What you need to do:
Retype exactly the lines below, beginning with the first and ending with the line where "width=166pt,text height=36pt,text depth=9pt,anchor=north]" appears.

Provided material:
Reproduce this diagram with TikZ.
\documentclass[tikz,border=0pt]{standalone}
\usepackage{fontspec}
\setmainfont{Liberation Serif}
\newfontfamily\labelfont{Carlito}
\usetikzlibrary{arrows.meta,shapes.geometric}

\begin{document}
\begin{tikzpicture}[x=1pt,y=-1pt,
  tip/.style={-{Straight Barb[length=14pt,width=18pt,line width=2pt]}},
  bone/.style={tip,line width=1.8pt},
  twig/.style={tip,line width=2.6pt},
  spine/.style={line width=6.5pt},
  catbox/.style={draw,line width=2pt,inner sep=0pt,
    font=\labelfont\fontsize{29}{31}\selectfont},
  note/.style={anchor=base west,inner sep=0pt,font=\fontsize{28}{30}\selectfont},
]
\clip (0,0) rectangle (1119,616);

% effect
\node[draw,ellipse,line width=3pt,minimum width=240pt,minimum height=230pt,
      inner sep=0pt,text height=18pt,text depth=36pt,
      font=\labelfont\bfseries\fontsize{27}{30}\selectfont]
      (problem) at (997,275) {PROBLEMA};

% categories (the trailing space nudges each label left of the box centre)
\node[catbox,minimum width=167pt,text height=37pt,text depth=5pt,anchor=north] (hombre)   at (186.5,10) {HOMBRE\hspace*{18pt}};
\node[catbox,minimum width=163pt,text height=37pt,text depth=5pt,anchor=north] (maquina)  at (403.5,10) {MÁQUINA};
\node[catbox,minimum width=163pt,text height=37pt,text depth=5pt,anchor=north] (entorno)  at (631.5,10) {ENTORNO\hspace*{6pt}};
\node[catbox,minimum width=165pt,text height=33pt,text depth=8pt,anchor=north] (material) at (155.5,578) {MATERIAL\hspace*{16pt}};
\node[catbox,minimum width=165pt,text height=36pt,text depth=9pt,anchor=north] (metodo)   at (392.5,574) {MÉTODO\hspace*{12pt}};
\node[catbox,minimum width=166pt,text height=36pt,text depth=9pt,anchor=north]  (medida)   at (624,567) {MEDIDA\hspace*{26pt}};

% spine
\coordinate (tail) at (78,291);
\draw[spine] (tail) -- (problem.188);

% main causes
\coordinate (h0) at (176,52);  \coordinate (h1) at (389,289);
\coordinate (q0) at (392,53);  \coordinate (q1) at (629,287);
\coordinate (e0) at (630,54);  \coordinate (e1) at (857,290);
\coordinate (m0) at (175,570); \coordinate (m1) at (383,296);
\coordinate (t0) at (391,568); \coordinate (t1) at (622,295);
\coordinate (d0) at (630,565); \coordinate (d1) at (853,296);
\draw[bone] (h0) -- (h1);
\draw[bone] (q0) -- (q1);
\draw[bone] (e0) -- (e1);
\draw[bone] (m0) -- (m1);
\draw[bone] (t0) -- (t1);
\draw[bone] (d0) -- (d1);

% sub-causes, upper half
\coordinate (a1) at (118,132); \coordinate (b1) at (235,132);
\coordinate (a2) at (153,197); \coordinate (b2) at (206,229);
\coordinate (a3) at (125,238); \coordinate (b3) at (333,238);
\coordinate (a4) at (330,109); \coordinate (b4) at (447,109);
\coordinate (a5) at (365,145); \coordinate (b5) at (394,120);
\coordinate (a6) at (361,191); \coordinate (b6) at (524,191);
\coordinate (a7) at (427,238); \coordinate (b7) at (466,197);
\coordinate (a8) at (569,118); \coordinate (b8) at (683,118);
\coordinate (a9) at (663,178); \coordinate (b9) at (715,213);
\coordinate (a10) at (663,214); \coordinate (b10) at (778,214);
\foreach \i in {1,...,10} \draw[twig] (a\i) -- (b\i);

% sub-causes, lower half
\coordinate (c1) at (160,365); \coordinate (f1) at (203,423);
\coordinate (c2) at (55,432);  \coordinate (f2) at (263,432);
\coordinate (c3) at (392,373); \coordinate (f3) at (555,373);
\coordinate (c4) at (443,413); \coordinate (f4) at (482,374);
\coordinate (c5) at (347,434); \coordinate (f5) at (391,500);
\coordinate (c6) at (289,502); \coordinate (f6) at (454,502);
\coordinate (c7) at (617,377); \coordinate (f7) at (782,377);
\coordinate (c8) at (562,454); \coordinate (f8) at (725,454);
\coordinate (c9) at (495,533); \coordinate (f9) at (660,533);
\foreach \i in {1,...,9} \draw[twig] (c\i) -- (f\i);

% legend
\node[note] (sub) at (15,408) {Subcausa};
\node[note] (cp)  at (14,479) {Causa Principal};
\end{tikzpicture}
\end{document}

Response for this exercise:
Reproduce this diagram with TikZ.
\documentclass[tikz,border=0pt]{standalone}
\usepackage{fontspec}
\setmainfont{Liberation Serif}
\newfontfamily\labelfont{Carlito}
\usetikzlibrary{arrows.meta,shapes.geometric}

\begin{document}
\begin{tikzpicture}[x=1pt,y=-1pt,
  tip/.style={-{Straight Barb[length=14pt,width=18pt,line width=2pt]}},
  bone/.style={tip,line width=1.8pt},
  twig/.style={tip,line width=2.6pt},
  spine/.style={line width=6.5pt},
  catbox/.style={draw,line width=2pt,inner sep=0pt,
    font=\labelfont\fontsize{29}{31}\selectfont},
  note/.style={anchor=base west,inner sep=0pt,font=\fontsize{28}{30}\selectfont},
]
\clip (0,0) rectangle (1119,616);

% effect
\node[draw,ellipse,line width=3pt,minimum width=240pt,minimum height=230pt,
      inner sep=0pt,text height=18pt,text depth=36pt,
      font=\labelfont\bfseries\fontsize{27}{30}\selectfont]
      (problem) at (997,275) {PROBLEMA};

% categories (the trailing space nudges each label left of the box centre)
\node[catbox,minimum width=167pt,text height=37pt,text depth=5pt,anchor=north] (hombre)   at (186.5,10) {HOMBRE\hspace*{18pt}};
\node[catbox,minimum width=163pt,text height=37pt,text depth=5pt,anchor=north] (maquina)  at (403.5,10) {MÁQUINA};
\node[catbox,minimum width=163pt,text height=37pt,text depth=5pt,anchor=north] (entorno)  at (631.5,10) {ENTORNO\hspace*{6pt}};
\node[catbox,minimum width=165pt,text height=33pt,text depth=8pt,anchor=north] (material) at (155.5,578) {MATERIAL\hspace*{16pt}};
\node[catbox,minimum width=165pt,text height=36pt,text depth=9pt,anchor=north] (metodo)   at (392.5,574) {MÉTODO\hspace*{12pt}};
\node[catbox,minimum width=166pt,text height=36pt,text depth=9pt,anchor=north]  (medida)   at (624,567) {MEDIDA\hspace*{26pt}};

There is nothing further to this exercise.